* **GIVEN INFORMATION**
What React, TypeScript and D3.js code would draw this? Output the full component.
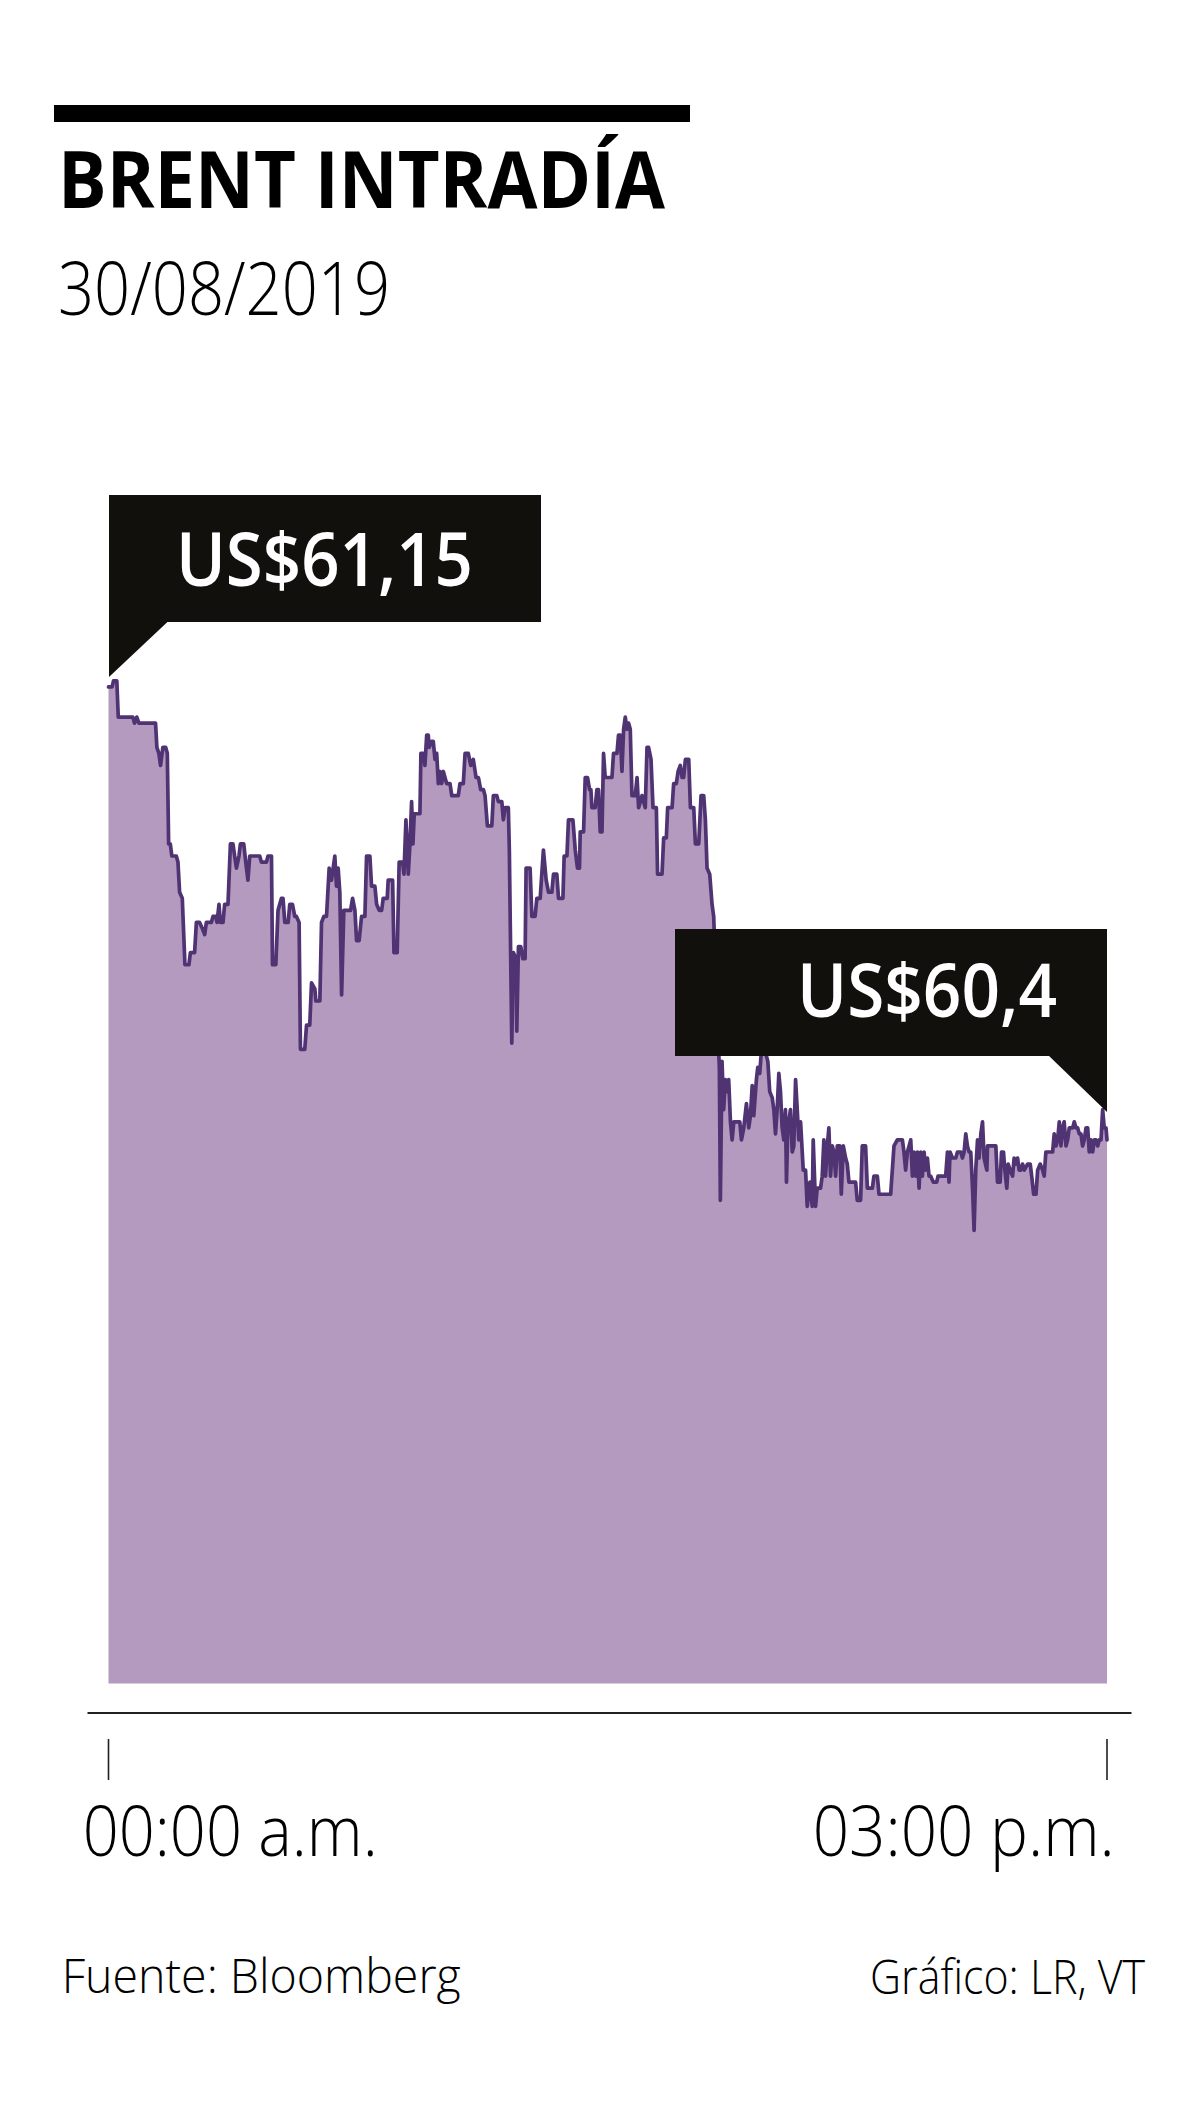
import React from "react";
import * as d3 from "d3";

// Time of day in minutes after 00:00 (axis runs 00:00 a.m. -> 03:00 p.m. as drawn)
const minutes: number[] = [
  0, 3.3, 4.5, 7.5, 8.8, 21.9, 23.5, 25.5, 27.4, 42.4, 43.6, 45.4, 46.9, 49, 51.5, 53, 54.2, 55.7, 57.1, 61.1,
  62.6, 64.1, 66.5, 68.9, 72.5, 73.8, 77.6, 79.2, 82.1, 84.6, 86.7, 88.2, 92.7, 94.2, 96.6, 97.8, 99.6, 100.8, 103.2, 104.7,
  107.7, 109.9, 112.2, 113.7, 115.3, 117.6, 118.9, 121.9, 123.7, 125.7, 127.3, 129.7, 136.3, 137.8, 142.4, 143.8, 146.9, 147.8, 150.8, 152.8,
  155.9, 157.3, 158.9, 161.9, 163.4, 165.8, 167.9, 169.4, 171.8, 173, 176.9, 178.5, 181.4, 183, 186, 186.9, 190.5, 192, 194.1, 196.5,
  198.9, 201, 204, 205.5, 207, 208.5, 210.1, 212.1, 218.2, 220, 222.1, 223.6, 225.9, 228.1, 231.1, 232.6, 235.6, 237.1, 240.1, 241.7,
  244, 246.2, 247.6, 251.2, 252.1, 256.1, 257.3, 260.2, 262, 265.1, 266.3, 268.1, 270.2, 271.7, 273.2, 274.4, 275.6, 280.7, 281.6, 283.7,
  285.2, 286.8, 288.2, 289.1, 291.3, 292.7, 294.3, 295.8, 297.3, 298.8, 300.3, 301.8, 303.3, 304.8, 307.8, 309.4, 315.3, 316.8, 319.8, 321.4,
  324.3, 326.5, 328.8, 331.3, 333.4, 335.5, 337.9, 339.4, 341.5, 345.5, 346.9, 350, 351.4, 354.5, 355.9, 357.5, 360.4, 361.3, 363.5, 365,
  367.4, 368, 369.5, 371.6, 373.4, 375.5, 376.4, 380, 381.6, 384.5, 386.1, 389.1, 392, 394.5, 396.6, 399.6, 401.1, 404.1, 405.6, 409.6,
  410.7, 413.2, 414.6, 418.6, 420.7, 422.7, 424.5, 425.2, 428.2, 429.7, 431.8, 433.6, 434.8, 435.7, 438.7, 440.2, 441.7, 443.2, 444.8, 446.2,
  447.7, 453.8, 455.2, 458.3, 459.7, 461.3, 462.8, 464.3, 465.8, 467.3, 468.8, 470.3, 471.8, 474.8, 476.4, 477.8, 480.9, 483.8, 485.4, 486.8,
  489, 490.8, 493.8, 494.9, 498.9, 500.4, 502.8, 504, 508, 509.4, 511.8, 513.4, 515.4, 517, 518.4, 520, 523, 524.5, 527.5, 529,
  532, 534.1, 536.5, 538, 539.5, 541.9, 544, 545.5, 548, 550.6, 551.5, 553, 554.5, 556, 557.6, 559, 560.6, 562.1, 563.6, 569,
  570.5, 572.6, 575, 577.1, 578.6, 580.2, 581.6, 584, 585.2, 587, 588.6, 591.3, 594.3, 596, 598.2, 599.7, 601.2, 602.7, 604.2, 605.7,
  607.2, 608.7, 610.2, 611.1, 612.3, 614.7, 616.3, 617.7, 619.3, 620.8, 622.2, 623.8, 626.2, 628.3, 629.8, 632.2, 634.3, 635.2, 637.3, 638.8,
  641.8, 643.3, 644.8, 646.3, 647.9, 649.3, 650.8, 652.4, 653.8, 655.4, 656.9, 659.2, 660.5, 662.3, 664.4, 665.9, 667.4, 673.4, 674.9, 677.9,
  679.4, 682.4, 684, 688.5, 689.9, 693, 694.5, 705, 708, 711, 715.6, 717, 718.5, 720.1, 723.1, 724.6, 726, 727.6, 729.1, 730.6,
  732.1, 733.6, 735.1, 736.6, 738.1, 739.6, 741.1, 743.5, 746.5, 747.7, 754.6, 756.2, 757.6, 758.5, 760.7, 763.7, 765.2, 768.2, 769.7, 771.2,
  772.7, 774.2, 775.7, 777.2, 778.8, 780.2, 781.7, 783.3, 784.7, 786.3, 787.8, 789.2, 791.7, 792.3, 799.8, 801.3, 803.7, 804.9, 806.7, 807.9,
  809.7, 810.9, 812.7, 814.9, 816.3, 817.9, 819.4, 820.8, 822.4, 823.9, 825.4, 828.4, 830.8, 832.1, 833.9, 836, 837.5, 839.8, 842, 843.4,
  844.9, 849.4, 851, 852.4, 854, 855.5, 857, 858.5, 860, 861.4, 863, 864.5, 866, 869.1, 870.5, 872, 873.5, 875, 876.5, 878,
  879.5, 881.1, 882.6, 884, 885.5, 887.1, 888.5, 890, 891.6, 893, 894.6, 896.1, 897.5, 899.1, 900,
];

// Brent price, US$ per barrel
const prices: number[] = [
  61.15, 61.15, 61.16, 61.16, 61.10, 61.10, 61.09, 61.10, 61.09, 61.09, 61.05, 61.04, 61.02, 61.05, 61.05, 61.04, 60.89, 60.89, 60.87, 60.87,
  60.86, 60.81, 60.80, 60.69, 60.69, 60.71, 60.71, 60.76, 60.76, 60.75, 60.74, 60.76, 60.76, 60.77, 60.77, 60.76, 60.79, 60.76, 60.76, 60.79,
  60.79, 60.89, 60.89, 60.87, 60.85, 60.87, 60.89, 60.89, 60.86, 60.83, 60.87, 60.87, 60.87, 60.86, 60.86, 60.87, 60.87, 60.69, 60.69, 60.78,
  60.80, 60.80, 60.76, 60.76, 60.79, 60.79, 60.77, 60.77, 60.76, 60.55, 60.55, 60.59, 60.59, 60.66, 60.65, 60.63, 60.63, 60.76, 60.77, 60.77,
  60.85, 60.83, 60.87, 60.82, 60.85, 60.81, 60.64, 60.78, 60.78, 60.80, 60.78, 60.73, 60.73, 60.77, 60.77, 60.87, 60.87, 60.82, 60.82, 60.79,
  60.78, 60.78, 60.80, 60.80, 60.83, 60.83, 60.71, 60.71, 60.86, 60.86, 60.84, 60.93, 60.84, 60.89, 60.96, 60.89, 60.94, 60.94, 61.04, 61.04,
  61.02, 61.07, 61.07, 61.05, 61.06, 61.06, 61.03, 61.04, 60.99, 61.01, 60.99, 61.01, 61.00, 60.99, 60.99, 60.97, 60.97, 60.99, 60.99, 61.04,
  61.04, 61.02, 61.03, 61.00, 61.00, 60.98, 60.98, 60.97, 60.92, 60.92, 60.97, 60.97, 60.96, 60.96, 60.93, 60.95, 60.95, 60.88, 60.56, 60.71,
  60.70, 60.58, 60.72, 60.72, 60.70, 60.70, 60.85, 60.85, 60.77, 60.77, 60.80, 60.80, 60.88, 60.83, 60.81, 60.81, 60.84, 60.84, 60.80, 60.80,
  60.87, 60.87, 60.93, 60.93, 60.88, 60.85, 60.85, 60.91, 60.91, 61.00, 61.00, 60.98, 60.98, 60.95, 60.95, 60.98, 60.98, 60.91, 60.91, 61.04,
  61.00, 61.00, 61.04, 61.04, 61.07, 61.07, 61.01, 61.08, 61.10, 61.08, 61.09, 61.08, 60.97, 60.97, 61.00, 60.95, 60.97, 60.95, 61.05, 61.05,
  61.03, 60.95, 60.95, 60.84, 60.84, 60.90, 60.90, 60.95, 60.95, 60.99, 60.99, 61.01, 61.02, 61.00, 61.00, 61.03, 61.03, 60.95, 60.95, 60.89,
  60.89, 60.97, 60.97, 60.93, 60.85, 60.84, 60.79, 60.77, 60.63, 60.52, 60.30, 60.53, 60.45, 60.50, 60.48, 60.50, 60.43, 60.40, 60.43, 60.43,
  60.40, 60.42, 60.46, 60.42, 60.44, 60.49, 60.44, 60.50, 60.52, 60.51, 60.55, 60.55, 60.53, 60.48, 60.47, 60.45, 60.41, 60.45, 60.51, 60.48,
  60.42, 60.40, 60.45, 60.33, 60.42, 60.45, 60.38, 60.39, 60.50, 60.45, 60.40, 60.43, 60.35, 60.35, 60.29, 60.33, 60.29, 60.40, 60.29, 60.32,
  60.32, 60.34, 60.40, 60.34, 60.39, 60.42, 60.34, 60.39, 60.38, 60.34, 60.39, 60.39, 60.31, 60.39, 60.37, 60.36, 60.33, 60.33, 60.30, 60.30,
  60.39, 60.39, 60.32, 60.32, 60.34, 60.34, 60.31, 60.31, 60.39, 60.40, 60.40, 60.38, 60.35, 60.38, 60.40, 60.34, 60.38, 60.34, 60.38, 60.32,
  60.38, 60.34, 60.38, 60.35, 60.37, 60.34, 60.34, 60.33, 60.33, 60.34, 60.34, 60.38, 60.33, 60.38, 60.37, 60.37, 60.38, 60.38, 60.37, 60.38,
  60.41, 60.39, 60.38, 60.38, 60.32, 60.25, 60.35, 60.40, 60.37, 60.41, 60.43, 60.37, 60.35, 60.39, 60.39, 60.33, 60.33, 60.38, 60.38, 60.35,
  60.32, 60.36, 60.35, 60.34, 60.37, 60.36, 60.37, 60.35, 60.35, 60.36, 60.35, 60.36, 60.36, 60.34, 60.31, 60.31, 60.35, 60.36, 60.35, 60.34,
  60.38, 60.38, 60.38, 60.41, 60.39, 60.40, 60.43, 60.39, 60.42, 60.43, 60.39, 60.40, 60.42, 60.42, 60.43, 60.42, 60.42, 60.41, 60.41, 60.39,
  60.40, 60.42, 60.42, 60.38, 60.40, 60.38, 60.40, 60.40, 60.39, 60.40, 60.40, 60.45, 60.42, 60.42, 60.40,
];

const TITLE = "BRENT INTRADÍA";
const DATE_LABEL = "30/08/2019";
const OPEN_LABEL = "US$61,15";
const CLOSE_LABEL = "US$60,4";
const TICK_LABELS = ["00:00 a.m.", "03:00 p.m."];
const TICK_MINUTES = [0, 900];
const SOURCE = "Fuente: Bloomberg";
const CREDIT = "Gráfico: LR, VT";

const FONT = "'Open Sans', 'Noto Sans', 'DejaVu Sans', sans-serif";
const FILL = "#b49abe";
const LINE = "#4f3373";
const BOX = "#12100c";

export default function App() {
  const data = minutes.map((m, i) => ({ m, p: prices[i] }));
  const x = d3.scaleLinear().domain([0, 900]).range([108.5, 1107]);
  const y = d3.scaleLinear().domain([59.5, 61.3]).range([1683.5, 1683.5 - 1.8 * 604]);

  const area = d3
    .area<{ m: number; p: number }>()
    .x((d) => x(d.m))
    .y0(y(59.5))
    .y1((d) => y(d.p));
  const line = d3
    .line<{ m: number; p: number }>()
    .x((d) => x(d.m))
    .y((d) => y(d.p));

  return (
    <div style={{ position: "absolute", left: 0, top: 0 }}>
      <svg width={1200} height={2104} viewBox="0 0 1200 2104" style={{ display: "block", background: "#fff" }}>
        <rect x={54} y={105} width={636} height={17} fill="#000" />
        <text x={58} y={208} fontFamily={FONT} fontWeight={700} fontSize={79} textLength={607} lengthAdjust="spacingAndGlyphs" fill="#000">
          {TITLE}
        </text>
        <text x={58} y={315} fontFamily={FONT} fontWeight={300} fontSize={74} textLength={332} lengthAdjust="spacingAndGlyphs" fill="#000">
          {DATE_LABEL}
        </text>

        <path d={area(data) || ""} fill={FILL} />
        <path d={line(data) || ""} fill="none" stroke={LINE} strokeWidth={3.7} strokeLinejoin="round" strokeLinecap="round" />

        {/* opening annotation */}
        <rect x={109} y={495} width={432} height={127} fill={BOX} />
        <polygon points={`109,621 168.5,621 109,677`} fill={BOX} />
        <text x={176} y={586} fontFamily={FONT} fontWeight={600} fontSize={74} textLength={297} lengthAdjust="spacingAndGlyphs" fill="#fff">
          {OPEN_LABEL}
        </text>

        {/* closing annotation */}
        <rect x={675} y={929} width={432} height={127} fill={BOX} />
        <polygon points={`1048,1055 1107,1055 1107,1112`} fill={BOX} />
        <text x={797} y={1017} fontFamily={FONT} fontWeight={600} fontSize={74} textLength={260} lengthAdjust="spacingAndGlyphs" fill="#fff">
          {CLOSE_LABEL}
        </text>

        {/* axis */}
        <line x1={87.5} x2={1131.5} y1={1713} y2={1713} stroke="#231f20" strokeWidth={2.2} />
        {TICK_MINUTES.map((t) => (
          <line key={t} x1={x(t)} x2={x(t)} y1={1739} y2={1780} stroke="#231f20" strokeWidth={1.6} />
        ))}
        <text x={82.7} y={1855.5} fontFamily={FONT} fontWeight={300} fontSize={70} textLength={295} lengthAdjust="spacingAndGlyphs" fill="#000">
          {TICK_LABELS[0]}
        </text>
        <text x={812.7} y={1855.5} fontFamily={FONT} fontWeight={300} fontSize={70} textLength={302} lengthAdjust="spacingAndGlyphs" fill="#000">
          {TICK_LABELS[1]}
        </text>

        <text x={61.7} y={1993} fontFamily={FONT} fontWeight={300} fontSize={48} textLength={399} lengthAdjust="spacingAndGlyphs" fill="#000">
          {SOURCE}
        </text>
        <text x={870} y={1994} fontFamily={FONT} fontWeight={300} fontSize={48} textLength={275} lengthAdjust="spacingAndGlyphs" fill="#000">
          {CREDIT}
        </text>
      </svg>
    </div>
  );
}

* **GIVEN PROBLEM**
Only the lines from the start of the material through the line containing "import * as" should be transcribed. Pictures stay out.

* **EXERCISE RESPONSE**
What React, TypeScript and D3.js code would draw this? Output the full component.
import React from "react";
import * as d3 from "d3";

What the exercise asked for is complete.